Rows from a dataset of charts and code

BEGIN

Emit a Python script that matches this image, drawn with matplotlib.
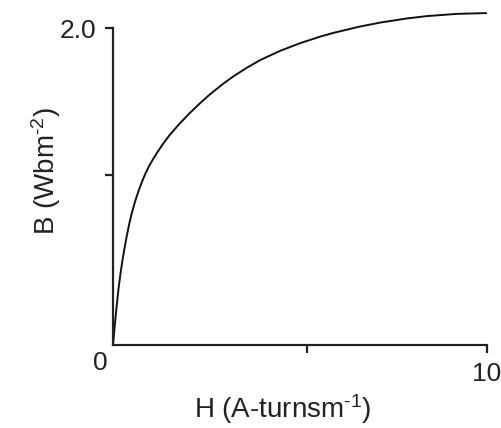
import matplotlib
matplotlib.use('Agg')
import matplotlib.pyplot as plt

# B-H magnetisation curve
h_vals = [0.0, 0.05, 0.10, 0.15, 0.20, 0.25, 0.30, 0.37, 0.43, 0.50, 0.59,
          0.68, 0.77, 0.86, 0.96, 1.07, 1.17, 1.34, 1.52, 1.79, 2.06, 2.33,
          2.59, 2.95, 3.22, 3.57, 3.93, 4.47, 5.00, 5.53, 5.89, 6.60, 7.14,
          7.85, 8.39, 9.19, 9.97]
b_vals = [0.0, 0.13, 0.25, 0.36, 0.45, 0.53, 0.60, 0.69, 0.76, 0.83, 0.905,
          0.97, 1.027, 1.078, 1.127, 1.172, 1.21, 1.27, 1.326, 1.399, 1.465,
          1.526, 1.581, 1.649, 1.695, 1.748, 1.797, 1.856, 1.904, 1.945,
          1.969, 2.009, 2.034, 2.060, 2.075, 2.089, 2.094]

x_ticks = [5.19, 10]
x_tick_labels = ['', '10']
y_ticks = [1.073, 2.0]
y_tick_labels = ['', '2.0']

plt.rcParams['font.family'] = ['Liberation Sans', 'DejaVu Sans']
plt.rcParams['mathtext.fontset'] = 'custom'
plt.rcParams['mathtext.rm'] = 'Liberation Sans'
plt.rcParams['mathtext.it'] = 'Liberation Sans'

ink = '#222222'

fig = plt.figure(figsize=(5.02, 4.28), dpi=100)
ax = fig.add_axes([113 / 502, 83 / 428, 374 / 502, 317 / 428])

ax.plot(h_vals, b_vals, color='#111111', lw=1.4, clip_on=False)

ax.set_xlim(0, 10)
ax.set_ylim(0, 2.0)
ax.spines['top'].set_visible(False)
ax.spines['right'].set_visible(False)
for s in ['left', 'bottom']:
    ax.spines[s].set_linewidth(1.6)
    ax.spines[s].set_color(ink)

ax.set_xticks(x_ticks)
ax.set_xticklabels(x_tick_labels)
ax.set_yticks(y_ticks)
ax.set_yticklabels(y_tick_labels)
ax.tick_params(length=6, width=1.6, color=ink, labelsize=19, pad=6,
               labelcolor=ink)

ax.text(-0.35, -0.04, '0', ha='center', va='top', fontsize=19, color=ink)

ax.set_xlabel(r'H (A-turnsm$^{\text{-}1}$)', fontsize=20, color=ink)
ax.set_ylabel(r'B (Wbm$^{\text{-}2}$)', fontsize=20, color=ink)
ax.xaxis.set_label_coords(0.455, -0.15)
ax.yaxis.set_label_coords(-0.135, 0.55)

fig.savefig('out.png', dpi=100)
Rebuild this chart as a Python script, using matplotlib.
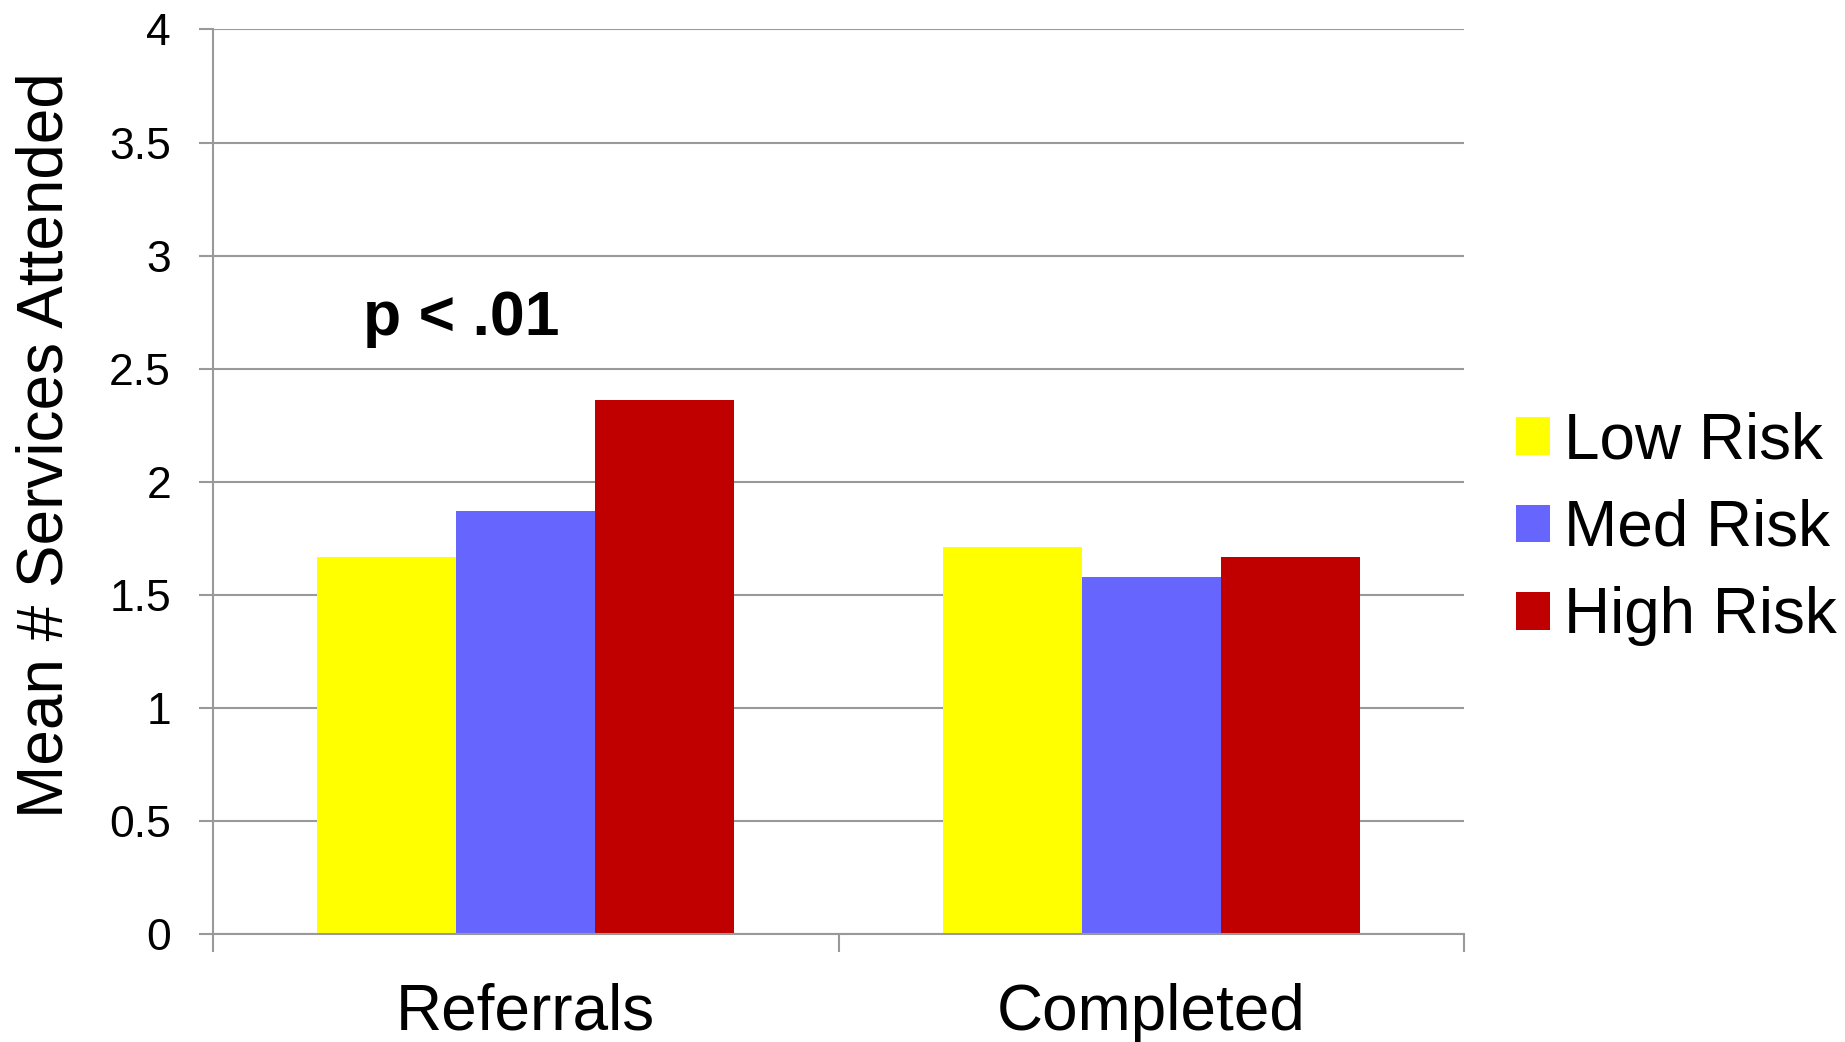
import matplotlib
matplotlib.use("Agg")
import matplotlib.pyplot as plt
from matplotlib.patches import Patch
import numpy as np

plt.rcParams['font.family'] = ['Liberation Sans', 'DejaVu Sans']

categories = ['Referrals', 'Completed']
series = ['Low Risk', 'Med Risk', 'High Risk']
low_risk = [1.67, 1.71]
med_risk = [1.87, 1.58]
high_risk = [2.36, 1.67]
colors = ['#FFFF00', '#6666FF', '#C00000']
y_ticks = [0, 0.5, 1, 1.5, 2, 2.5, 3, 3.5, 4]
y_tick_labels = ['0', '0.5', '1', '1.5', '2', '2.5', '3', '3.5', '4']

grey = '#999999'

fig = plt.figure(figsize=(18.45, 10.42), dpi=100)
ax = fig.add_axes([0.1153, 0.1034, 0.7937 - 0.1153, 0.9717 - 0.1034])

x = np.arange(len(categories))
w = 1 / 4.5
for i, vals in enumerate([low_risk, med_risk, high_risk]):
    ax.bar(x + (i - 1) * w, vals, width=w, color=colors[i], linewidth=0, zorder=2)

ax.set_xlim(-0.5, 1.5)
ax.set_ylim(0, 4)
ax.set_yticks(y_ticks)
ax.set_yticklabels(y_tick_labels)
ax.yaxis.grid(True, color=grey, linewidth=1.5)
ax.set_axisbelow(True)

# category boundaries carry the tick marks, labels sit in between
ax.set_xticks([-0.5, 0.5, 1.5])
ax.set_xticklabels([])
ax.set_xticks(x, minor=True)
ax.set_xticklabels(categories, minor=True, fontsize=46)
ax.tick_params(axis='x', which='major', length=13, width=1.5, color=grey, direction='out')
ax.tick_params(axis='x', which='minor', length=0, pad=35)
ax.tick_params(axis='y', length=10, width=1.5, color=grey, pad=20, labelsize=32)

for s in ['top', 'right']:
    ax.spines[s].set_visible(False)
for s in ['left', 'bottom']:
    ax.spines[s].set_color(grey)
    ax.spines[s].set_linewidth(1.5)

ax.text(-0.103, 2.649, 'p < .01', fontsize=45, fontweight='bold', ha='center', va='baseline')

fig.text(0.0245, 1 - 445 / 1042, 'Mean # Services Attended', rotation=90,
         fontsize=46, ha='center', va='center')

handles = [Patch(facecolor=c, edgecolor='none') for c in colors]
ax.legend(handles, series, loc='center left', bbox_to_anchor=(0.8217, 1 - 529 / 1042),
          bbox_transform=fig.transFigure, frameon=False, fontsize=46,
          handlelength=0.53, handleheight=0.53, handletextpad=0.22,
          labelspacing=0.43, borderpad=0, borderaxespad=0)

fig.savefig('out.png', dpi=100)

END

--- SET EXERCISE ---
Note every line above where the string "script" shows up, and copy those lines.

--- EXERCISE ANSWER ---
Emit a Python script that matches this image, drawn with matplotlib.
Rebuild this chart as a Python script, using matplotlib.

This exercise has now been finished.